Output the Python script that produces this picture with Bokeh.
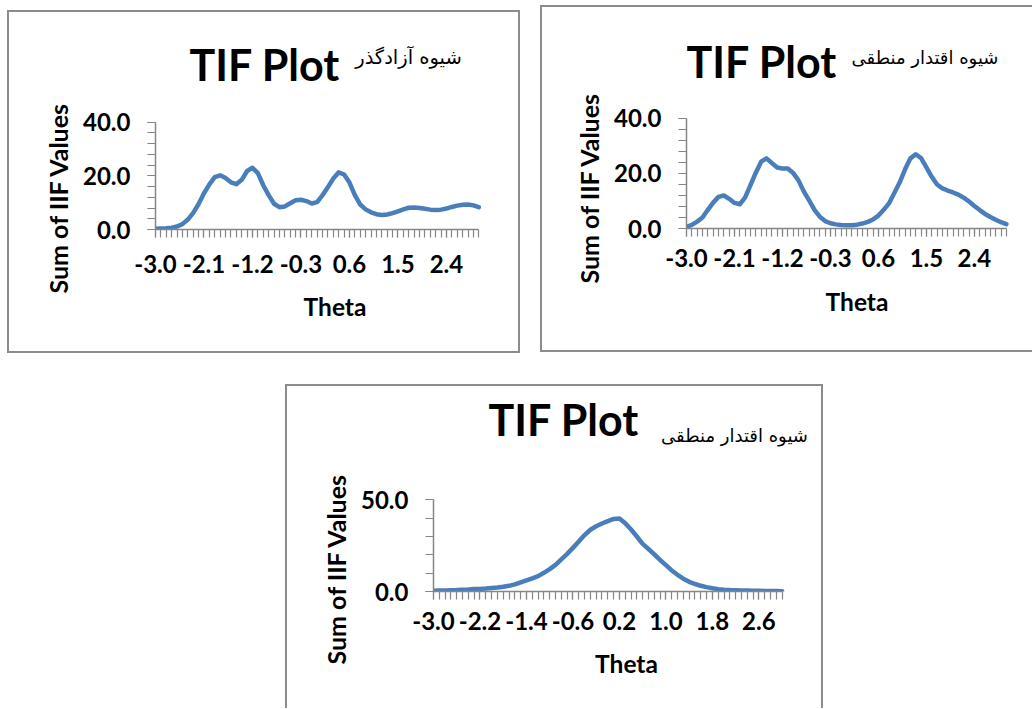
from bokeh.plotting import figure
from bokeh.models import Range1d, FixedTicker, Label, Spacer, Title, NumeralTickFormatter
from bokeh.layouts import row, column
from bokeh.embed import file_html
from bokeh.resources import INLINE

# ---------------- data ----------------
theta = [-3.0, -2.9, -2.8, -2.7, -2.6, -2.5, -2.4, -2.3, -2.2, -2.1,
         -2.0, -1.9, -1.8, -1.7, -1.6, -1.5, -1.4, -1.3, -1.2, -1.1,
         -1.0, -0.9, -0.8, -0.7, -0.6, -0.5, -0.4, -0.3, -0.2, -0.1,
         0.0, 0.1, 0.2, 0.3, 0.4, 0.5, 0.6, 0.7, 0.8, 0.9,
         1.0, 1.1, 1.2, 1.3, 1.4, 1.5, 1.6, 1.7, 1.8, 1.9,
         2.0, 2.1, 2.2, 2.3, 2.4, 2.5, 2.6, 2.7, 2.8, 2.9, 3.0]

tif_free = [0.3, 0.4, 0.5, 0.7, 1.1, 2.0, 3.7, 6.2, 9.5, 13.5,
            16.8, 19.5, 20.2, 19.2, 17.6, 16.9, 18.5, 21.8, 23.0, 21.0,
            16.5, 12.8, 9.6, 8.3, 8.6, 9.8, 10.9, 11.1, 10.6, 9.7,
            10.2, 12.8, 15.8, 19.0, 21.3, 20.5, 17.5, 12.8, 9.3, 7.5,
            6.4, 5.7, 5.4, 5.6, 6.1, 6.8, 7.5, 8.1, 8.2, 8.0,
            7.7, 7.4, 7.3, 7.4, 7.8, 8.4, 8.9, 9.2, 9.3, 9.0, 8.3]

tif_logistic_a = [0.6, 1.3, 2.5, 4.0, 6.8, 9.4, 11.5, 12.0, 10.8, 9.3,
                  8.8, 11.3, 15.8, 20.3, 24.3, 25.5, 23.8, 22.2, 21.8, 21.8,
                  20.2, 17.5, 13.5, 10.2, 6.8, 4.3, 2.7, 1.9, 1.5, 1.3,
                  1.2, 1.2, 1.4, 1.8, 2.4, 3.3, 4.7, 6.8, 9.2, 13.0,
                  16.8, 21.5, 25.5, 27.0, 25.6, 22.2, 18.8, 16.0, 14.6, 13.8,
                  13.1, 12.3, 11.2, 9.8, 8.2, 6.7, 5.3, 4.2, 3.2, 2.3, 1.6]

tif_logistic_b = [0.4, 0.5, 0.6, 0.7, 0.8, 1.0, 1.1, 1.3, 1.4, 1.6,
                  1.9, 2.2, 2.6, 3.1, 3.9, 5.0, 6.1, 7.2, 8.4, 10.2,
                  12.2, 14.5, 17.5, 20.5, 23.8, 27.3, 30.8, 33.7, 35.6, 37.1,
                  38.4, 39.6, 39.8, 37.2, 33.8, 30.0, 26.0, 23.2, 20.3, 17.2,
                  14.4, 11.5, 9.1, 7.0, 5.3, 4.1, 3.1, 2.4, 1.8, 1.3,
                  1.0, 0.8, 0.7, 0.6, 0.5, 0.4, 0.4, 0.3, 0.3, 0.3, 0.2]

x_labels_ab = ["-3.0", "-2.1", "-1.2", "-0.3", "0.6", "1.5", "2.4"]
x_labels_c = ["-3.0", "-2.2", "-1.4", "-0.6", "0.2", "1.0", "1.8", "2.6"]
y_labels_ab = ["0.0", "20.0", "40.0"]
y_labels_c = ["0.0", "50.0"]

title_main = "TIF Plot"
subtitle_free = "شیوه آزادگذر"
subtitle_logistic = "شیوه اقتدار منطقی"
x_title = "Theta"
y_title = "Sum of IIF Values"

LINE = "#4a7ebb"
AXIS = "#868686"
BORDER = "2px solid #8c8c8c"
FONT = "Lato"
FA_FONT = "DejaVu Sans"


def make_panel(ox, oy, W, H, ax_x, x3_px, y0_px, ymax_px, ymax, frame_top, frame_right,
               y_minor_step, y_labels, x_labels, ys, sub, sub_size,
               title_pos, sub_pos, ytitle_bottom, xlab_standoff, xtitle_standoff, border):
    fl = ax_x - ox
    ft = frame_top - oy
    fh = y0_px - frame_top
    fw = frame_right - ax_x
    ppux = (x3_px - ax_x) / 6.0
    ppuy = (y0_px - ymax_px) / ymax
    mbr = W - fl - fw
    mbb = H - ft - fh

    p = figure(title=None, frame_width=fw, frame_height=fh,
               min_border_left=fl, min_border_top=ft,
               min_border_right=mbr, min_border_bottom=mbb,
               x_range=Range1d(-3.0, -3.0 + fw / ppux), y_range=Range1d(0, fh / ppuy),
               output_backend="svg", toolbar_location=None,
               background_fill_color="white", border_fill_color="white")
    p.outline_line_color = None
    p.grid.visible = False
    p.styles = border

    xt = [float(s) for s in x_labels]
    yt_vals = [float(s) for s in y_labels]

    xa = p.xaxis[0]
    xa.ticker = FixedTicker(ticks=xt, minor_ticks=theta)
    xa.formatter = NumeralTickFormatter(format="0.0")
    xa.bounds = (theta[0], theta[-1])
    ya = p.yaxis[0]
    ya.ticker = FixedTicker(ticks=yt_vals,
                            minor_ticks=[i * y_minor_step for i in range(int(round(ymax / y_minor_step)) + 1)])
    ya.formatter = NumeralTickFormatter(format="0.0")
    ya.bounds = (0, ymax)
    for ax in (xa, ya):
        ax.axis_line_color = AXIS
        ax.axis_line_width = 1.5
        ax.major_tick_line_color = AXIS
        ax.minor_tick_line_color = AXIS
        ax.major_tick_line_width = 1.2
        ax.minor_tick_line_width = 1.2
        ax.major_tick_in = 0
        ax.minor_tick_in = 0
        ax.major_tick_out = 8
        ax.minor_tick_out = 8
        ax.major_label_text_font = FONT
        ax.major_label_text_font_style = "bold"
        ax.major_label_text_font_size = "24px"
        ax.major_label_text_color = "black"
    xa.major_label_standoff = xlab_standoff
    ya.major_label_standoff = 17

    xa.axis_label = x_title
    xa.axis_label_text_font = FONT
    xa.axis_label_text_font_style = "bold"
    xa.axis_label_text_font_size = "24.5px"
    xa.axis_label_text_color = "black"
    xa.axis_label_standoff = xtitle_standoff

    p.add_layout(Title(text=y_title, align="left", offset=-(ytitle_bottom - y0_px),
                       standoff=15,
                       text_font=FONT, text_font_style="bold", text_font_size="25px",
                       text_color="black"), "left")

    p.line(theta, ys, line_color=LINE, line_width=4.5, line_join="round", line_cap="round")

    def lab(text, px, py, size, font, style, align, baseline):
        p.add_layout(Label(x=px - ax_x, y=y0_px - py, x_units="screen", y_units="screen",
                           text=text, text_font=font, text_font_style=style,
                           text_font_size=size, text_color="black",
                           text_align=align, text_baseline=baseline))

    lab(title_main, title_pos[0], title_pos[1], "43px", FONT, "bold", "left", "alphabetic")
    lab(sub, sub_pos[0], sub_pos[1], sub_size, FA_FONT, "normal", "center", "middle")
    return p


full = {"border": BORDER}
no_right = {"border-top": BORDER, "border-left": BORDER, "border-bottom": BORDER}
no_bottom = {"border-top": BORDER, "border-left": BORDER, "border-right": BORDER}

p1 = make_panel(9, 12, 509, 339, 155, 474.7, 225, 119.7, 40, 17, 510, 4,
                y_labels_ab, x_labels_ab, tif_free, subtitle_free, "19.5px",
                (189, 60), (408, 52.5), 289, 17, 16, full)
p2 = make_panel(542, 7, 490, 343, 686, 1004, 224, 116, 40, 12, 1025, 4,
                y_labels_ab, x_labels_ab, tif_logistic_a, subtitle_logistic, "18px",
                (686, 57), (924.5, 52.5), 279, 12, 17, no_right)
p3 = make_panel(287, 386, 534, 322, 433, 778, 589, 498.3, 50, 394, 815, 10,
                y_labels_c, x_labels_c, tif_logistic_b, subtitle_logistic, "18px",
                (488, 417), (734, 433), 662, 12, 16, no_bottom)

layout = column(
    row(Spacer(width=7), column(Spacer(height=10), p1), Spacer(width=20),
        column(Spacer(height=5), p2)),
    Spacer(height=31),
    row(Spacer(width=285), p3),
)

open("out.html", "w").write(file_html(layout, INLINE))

·····

▶ **What the task requires**: From the top of the listing above, repeat each line exactly until you reach the line containing "from bokeh.resources import INLINE", and repeat that one too. Leave the pictures out.

▶ **Exercise response**:
Output the Python script that produces this picture with Bokeh.
from bokeh.plotting import figure
from bokeh.models import Range1d, FixedTicker, Label, Spacer, Title, NumeralTickFormatter
from bokeh.layouts import row, column
from bokeh.embed import file_html
from bokeh.resources import INLINE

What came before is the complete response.